--- RECORDS TO PROCESS ---
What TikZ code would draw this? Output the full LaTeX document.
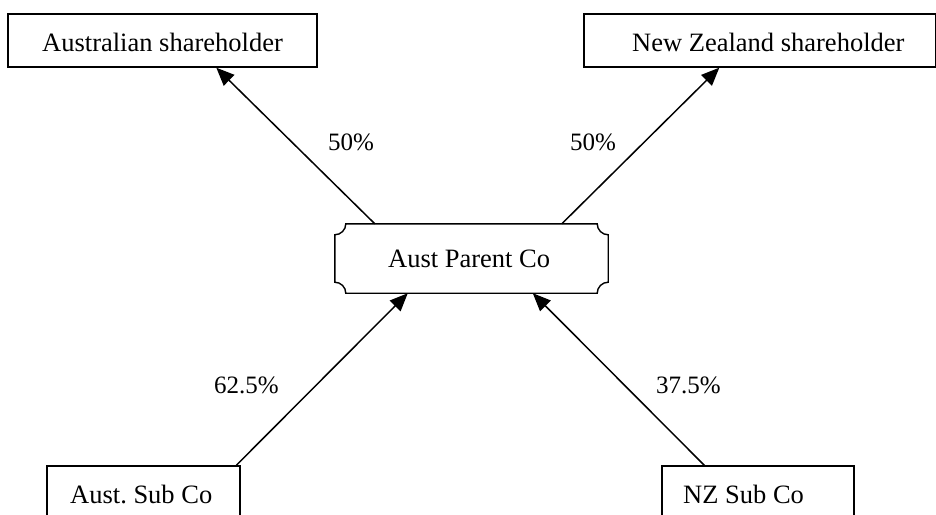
\documentclass[tikz,border=0pt]{standalone}
\usepackage{fontspec}
\setmainfont{Liberation Serif}
\usetikzlibrary{arrows.meta}
\tikzset{
  box/.style={draw, line width=1.4pt, rectangle, inner sep=0pt},
  plaque/.style={line width=1.4pt},
  txt/.style={anchor=base west, inner sep=0pt, font=\fontsize{26.5}{30}\selectfont},
  conn/.style={line width=1.5pt, -{Triangle[length=18pt,width=15pt]}},
  pct/.style={anchor=base west, inner sep=0pt, font=\fontsize{25}{28}\selectfont}
}
\begin{document}
\frenchspacing
\begin{tikzpicture}[x=1pt,y=1pt]
\useasboundingbox (0,0) rectangle (936,-514);
\clip (0,0) rectangle (936,-514);
% top boxes
\node[box, minimum width=309pt, minimum height=53pt] (au) at (162.5,-40.5) {};
\node[txt] (aut) at (42,-51.5) {Australian shareholder};
\node[box, minimum width=351.5pt, minimum height=53pt] (nz) at (759.75,-40.5) {};
\node[txt] (nzt) at (632,-51.5) {New Zealand shareholder};
% parent (plaque with concave corners)
\node[minimum width=273pt, minimum height=69pt, inner sep=0pt] (parent) at (471.5,-258.5) {};
\draw[plaque] ([xshift=11pt]parent.north west) -- ([xshift=-11pt]parent.north east)
  arc[start angle=180,end angle=270,radius=11pt] -- ([yshift=11pt]parent.south east)
  arc[start angle=90,end angle=180,radius=11pt] -- ([xshift=11pt]parent.south west)
  arc[start angle=0,end angle=90,radius=11pt] -- ([yshift=-11pt]parent.north west)
  arc[start angle=270,end angle=360,radius=11pt] -- cycle;
\node[txt] (parentt) at (388,-267) {Aust Parent Co};
% bottom boxes
\node[box, minimum width=193pt, minimum height=64pt] (asub) at (143.5,-498) {};
\node[txt] (asubt) at (70,-503) {Aust. Sub Co};
\node[box, minimum width=192pt, minimum height=64pt] (nsub) at (758,-498) {};
\node[txt] (nsubt) at (683,-503) {NZ Sub Co};
% connectors
\draw[conn] ([xshift=40pt]parent.north west) -- ([xshift=209pt]au.south west);
\draw[conn] ([xshift=227pt]parent.north west) -- ([xshift=136pt]nz.south west);
\draw[conn] ([xshift=190pt]asub.north west) -- ([xshift=73pt]parent.south west);
\draw[conn] ([xshift=43pt]nsub.north west) -- ([xshift=198pt]parent.south west);
% labels
\node[pct] (l1) at (328,-150) {50\%};
\node[pct] (l2) at (570,-150) {50\%};
\node[pct] (l3) at (214,-393) {62.5\%};
\node[pct] (l4) at (656,-393) {37.5\%};
\end{tikzpicture}
\end{document}
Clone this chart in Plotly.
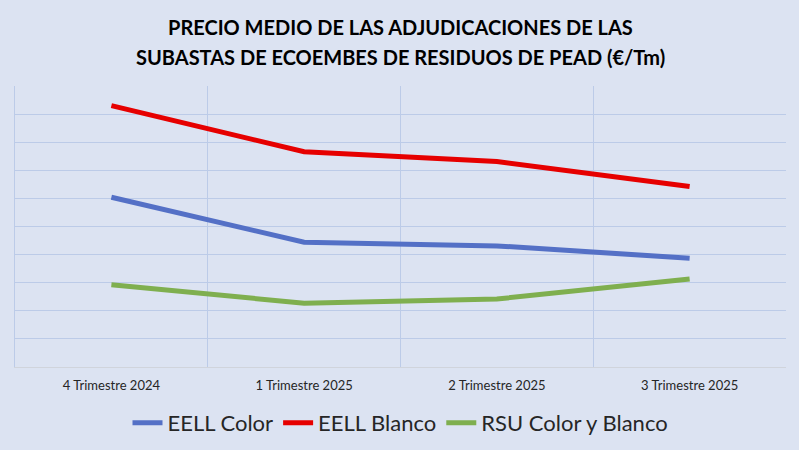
import plotly.graph_objects as go

# trimestres
categorias = ["4 Trimestre 2024", "1 Trimestre 2025", "2 Trimestre 2025", "3 Trimestre 2025"]

# precio medio (€/Tm) (sin etiquetas en el eje)
eell_color = [604, 444, 431, 387]
eell_blanco = [930, 766, 731, 642]
rsu_color_blanco = [293, 227, 242, 313]

titulo = ["PRECIO MEDIO DE LAS ADJUDICACIONES DE LAS",
          "SUBASTAS DE ECOEMBES DE RESIDUOS DE PEAD (€/Tm)"]

fondo = "#DCE3F2"
rejilla = "#BCCBE8"

fig = go.Figure()
fig.add_trace(go.Scatter(x=categorias, y=eell_color, mode="lines", name="EELL Color",
                         line=dict(color="#5470C6", width=5)))
fig.add_trace(go.Scatter(x=categorias, y=eell_blanco, mode="lines", name="EELL Blanco",
                         line=dict(color="#E60000", width=5)))
fig.add_trace(go.Scatter(x=categorias, y=rsu_color_blanco, mode="lines", name="RSU Color y Blanco",
                         line=dict(color="#7FAF4F", width=5)))

# titulo en dos lineas, colocado a mano
for texto, yy in zip(titulo, [1.21, 1.103]):
    fig.add_annotation(text="<b>" + texto + "</b>", xref="paper", yref="paper",
                       x=0.5, y=yy, xanchor="center", yanchor="middle", showarrow=False,
                       font=dict(size=20, color="#000000", family="Lato"))

fig.update_layout(
    width=799, height=450,
    paper_bgcolor=fondo, plot_bgcolor=fondo,
    margin=dict(l=15, r=13, t=86, b=83, autoexpand=False),
    font=dict(family="Lato", color="#262626"),
    showlegend=True,
    legend=dict(orientation="h", x=0.5, xanchor="center", y=-0.199, yanchor="middle",
                font=dict(size=22, color="#262626"), itemwidth=30, tracegroupgap=0),
)
fig.update_xaxes(type="category", tickson="boundaries", range=[-0.5, 3.5],
                 showgrid=True, gridcolor=rejilla, gridwidth=1,
                 showline=True, linecolor="#D0D4DC", ticks="", ticklabelstandoff=6,
                 tickfont=dict(size=13, color="#262626"), fixedrange=True)
fig.update_yaxes(range=[0, 1000], dtick=100, showgrid=True, gridcolor=rejilla, gridwidth=1,
                 showticklabels=False, zeroline=False, showline=True, linecolor=rejilla,
                 mirror=False, fixedrange=True)

# quitar el margen por defecto del body para que la figura ocupe la ventana
fig.write_html("out.html", config={"displayModeBar": False},
               post_script="document.body.style.margin='0';document.body.style.background='#DCE3F2';")
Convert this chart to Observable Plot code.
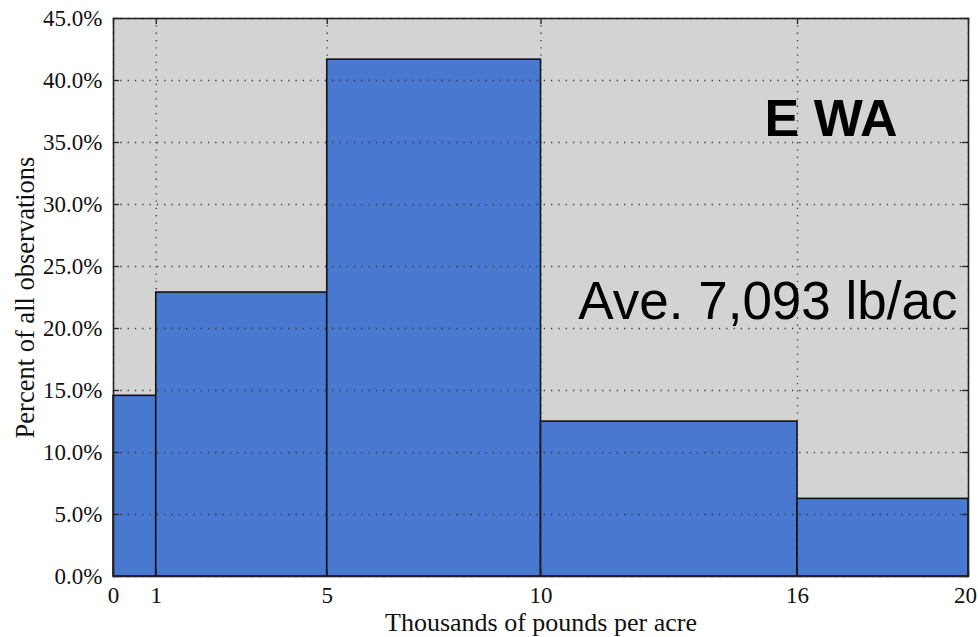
<!DOCTYPE html>
<html><head><meta charset="utf-8">
<script src="https://cdn.jsdelivr.net/npm/d3@7"></script>
<script src="https://cdn.jsdelivr.net/npm/@observablehq/plot@0.6"></script>
<style>body{margin:0;background:#fff}</style>
</head><body><div id="chart"></div>
<script>
const binStart = [0, 1, 5, 10, 16];
const binEnd = [1, 5, 10, 16, 20];
const percent = [14.57, 22.9, 41.68, 12.49, 6.26];
const xTicks = [0, 1, 5, 10, 16, 20];
const yTicks = [0, 5, 10, 15, 20, 25, 30, 35, 40, 45];
const xLabel = "Thousands of pounds per acre";
const yLabel = "Percent of all observations";
const regionTitle = "E WA";
const averageNote = "Ave. 7,093 lb/ac";

const bins = binStart.map((s, i) => ({x1: s, x2: binEnd[i], y: percent[i]}));
const serif = "'Liberation Serif', 'DejaVu Serif', serif";
const sans = "'Liberation Sans', Arial, sans-serif";
const dots = {stroke: "#3a3a3a", strokeOpacity: 1, strokeWidth: 1.3, strokeDasharray: "1.3,6"};
const xMax = xTicks[xTicks.length - 1];

const chart = Plot.plot({
  width: 978, height: 637,
  marginLeft: 113, marginRight: 10, marginTop: 18, marginBottom: 61,
  style: {fontFamily: serif, fontSize: "23px", background: "#fff", color: "#111"},
  x: {domain: [0, 20]},
  y: {domain: [0, 45]},
  marks: [
    Plot.frame({fill: "#d3d3d3", stroke: null}),
    Plot.rectY(bins, {x1: "x1", x2: "x2", y: "y", fill: "#4878cf", stroke: "#111", strokeWidth: 1.6}),
    Plot.gridX(xTicks, dots),
    Plot.gridY(yTicks, dots),
    Plot.ruleY(yTicks, {x1: 0, x2: 0.14, stroke: "#222", strokeWidth: 1.3}),
    Plot.ruleY(yTicks, {x1: 19.86, x2: 20, stroke: "#222", strokeWidth: 1.3}),
    Plot.ruleX(xTicks, {y1: 0, y2: 0.48, stroke: "#222", strokeWidth: 1.3}),
    Plot.ruleX(xTicks, {y1: 44.52, y2: 45, stroke: "#222", strokeWidth: 1.3}),
    Plot.axisX(xTicks.filter(d => d < xMax), {tickSize: 0, tickPadding: 10, label: null, fontSize: 23}),
    Plot.axisX(xTicks.filter(d => d === xMax), {tickSize: 0, tickPadding: 10, label: null, fontSize: 23, dx: -3}),
    Plot.axisY(yTicks, {tickSize: 0, tickPadding: 11, label: null, fontSize: 23, tickFormat: d => d.toFixed(1) + "%"}),
    Plot.frame({stroke: "#222", strokeWidth: 1.6}),
    Plot.text([xLabel], {frameAnchor: "bottom", dy: 54, textAnchor: "middle", lineAnchor: "bottom", fontSize: 26, fontFamily: serif, fill: "#111"}),
    Plot.text([yLabel], {frameAnchor: "left", dx: -80, rotate: -90, textAnchor: "middle", lineAnchor: "bottom", fontSize: 26.5, fontFamily: serif, fill: "#111"}),
    Plot.text([regionTitle], {frameAnchor: "top-right", dx: -71, dy: 117, textAnchor: "end", lineAnchor: "bottom", fontSize: 52, fontWeight: "bold", fontFamily: sans, fill: "#000"}),
    Plot.text([averageNote], {frameAnchor: "top-right", dx: -11, dy: 300, textAnchor: "end", lineAnchor: "bottom", fontSize: 53, fontFamily: sans, fill: "#000"})
  ]
});
document.getElementById("chart").appendChild(chart);
</script>
</body></html>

--- DIRECTIONS ---
Copy every line of the listing that includes the string "draw".

--- ANSWER TO THE TASK ---
What TikZ code would draw this? Output the full LaTeX document.
  box/.style={draw, line width=1.4pt, rectangle, inner sep=0pt},
\draw[plaque] ([xshift=11pt]parent.north west) -- ([xshift=-11pt]parent.north east)
\draw[conn] ([xshift=40pt]parent.north west) -- ([xshift=209pt]au.south west);
\draw[conn] ([xshift=227pt]parent.north west) -- ([xshift=136pt]nz.south west);
\draw[conn] ([xshift=190pt]asub.north west) -- ([xshift=73pt]parent.south west);
\draw[conn] ([xshift=43pt]nsub.north west) -- ([xshift=198pt]parent.south west);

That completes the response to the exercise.